By Tsvetana Paraskova of OilPrice.com
The United States is confident that the Arab states will not use oil supply as a weapon as they have done in the past, White House energy security adviser Amos Hochstein told the Financial Times in an interview published this weekend.
“Oil has been weaponised from time-to-time since it became a traded commodity, so we’re always worried about that, working against that, but I think so far it hasn’t,” Hochstein told FT.
According to the Biden Administration’s top energy adviser, the U.S. and the global oil market are managing the double geopolitical jeopardy of the past year – the Russian invasion of Ukraine and the Israel-Hamas war – “fairly well.”
“We have two active wars in the world, one involving the world’s third-largest producer [Russia], the other in the Middle East where missiles are flying near where oil is produced, and yet prices are near the lower point of the year,” Hochstein told FT.
Last week, Hochstein said that the United States would tighten sanctions on Iran’s oil industry amid the Israel-Hamas conflict, aiming to bring Iranian exports down by more than 1 million bpd.
In the early days of the conflict, the Arab states and the OPEC+ production group dismissed Iran’s call for Islamic countries to impose an oil embargo on Israel and its supporters over the war with Hamas in Gaza.

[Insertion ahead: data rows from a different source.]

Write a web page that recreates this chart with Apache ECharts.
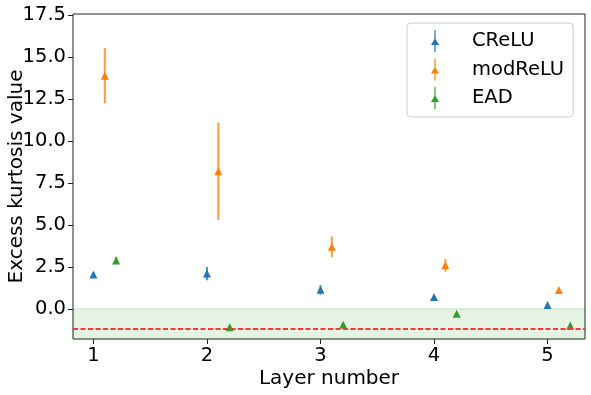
<!DOCTYPE html>
<html>
<head>
<meta charset="utf-8">
<script src="https://cdn.jsdelivr.net/npm/echarts@6/dist/echarts.min.js"></script>
<style>
  html, body { margin: 0; padding: 0; background: #fff; }
  #main { width: 591px; height: 395px; }
</style>
</head>
<body>
<div id="main"></div>
<script>
// layers and the small shift each method gets on the x axis
const layers = [1, 2, 3, 4, 5]
const offsets = [0, 0.1, 0.2]
const methods = ['CReLU', 'modReLU', 'EAD']
const colors = ['#1f77b4', '#ff7f0e', '#2ca02c']

const creluVal = [2.05, 2.1, 1.13, 0.7, 0.22]
const creluErr = [0.12, 0.4, 0.28, 0.06, 0.06]
const modreluVal = [13.9, 8.2, 3.7, 2.6, 1.12]
const modreluErr = [1.65, 2.9, 0.62, 0.38, 0.1]
const eadVal = [2.88, -1.1, -0.95, -0.3, -1.0]
const eadErr = [0.22, 0.05, 0.1, 0.1, 0.05]

const yTicks = [0, 2.5, 5, 7.5, 10, 12.5, 15, 17.5]
const refLine = -1.2

const vals = [creluVal, modreluVal, eadVal]
const errs = [creluErr, modreluErr, eadErr]

const font = 'DejaVu Sans'
const chart = echarts.init(document.getElementById('main'))

const series = []
methods.forEach(function (name, k) {
  const pts = layers.map(function (l, i) {
    return [l + offsets[k], vals[k][i], errs[k][i]]
  })
  // error bars
  series.push({
    name: name,
    type: 'custom',
    data: pts,
    z: 2,
    itemStyle: { color: colors[k] },
    renderItem: function (params, api) {
      const x = api.value(0)
      const y = api.value(1)
      const e = api.value(2)
      const top = api.coord([x, y + e])
      const bot = api.coord([x, y - e])
      return {
        type: 'line',
        shape: { x1: top[0], y1: top[1], x2: bot[0], y2: bot[1] },
        style: { stroke: colors[k], lineWidth: 2, opacity: 0.8 }
      }
    }
  })
  const sc = {
    name: name,
    type: 'scatter',
    data: pts.map(function (p) { return [p[0], p[1]] }),
    symbol: 'triangle',
    symbolSize: [8, 8],
    itemStyle: { color: colors[k], opacity: 1 },
    z: 3
  }
  if (k === 2) {
    sc.markArea = {
      silent: true,
      itemStyle: { color: 'rgba(44,160,44,0.12)', borderColor: 'rgba(44,160,44,0.2)', borderWidth: 1 },
      data: [[{ yAxis: 0 }, { yAxis: -1.8 }]]
    }
    sc.markLine = {
      silent: true,
      symbol: 'none',
      label: { show: false },
      lineStyle: { color: '#ff3333', type: [5, 2.5], width: 2 },
      data: [{ yAxis: refLine }]
    }
  }
  series.push(sc)
})

const legendIcon = 'path://M4.4,0 L5.6,0 L5.6,22 L4.4,22 Z M5,8 L9,15 L1,15 Z'

const option = {
  animation: false,
  backgroundColor: '#fff',
  color: colors,
  grid: {
    left: 73, right: 6, top: 14, bottom: 56,
    outerBoundsMode: 'none',
    containLabel: false,
    show: true, borderColor: '#222', borderWidth: 1
  },
  legend: {
    data: methods.map(function (m) { return { name: m, icon: legendIcon, itemStyle: { color: colors[methods.indexOf(m)] } } }),
    orient: 'vertical',
    left: 407,
    top: 23,
    padding: [7, 9, 8, 24],
    itemWidth: 10,
    itemHeight: 22,
    itemGap: 6.5,
    borderColor: '#ccc',
    borderWidth: 1,
    borderRadius: 4,
    textStyle: { fontFamily: font, fontSize: 19.5, color: '#000', padding: [0, 0, 0, 27] }
  },
  xAxis: {
    type: 'value',
    min: 0.82,
    max: 5.33,
    name: 'Layer number',
    nameLocation: 'middle',
    nameGap: 30,
    nameMoveOverlap: false,
    nameTextStyle: { fontFamily: font, fontSize: 20, color: '#000' },
    axisLine: { show: false, onZero: false },
    axisTick: { show: true, length: 5, lineStyle: { color: '#222' }, customValues: layers },
    axisLabel: { fontFamily: font, fontSize: 19.5, color: '#000', margin: 7, customValues: layers },
    splitLine: { show: false }
  },
  yAxis: {
    type: 'value',
    min: -1.8,
    max: 17.58,
    name: 'Excess kurtosis value',
    nameLocation: 'middle',
    nameGap: 46,
    nameMoveOverlap: false,
    nameTextStyle: { fontFamily: font, fontSize: 20, color: '#000' },
    axisLine: { show: false, onZero: false },
    axisTick: { show: true, length: 5, lineStyle: { color: '#222' }, customValues: yTicks },
    axisLabel: {
      fontFamily: font, fontSize: 19.5, color: '#000', margin: 7, customValues: yTicks,
      formatter: function (v) { return v.toFixed(1) }
    },
    splitLine: { show: false }
  },
  series: series
}

chart.setOption(option)
</script>
</body>
</html>
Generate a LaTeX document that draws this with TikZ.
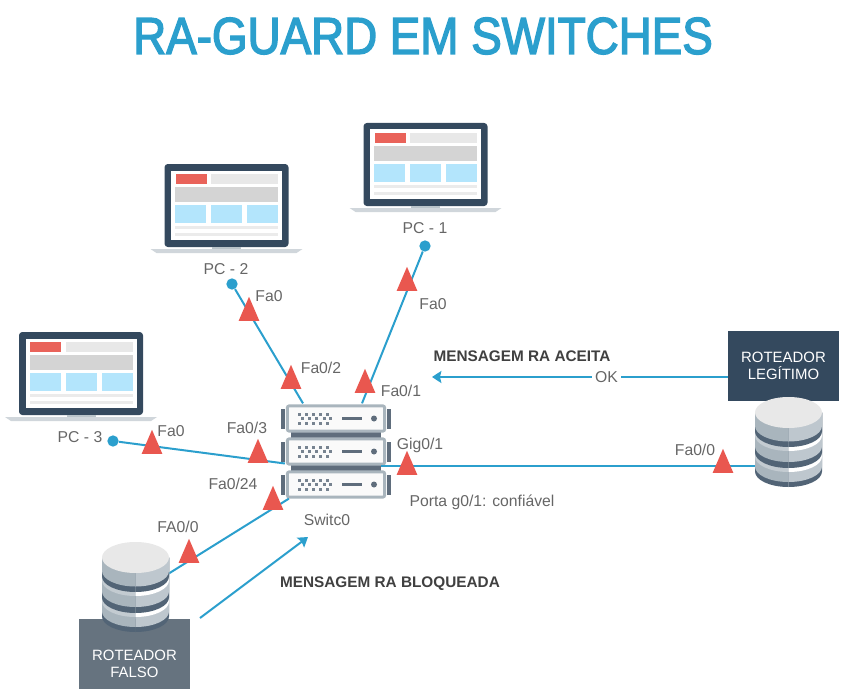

However, market speculation is intensifying that the OPEC+ ministers could decide to make deeper production cuts beginning next year when they meet in the November 25-26 weekend.
The key reason for a possible deeper cut would be the most recent price slide to $80 a barrel Brent, market participants and analysts speculate. Growing anger at the Israeli bombardment of Gaza could also play a part in an OPEC+ decision to withhold more supply from the market, some analysts argue.
At any rate, Saudi Arabia – the world’s top crude oil exporter and OPEC+ leader – is expected to attribute any extra cuts to the oil market situation, not the conflict in Gaza, sources close to Saudi Arabia’s thinking have told FT.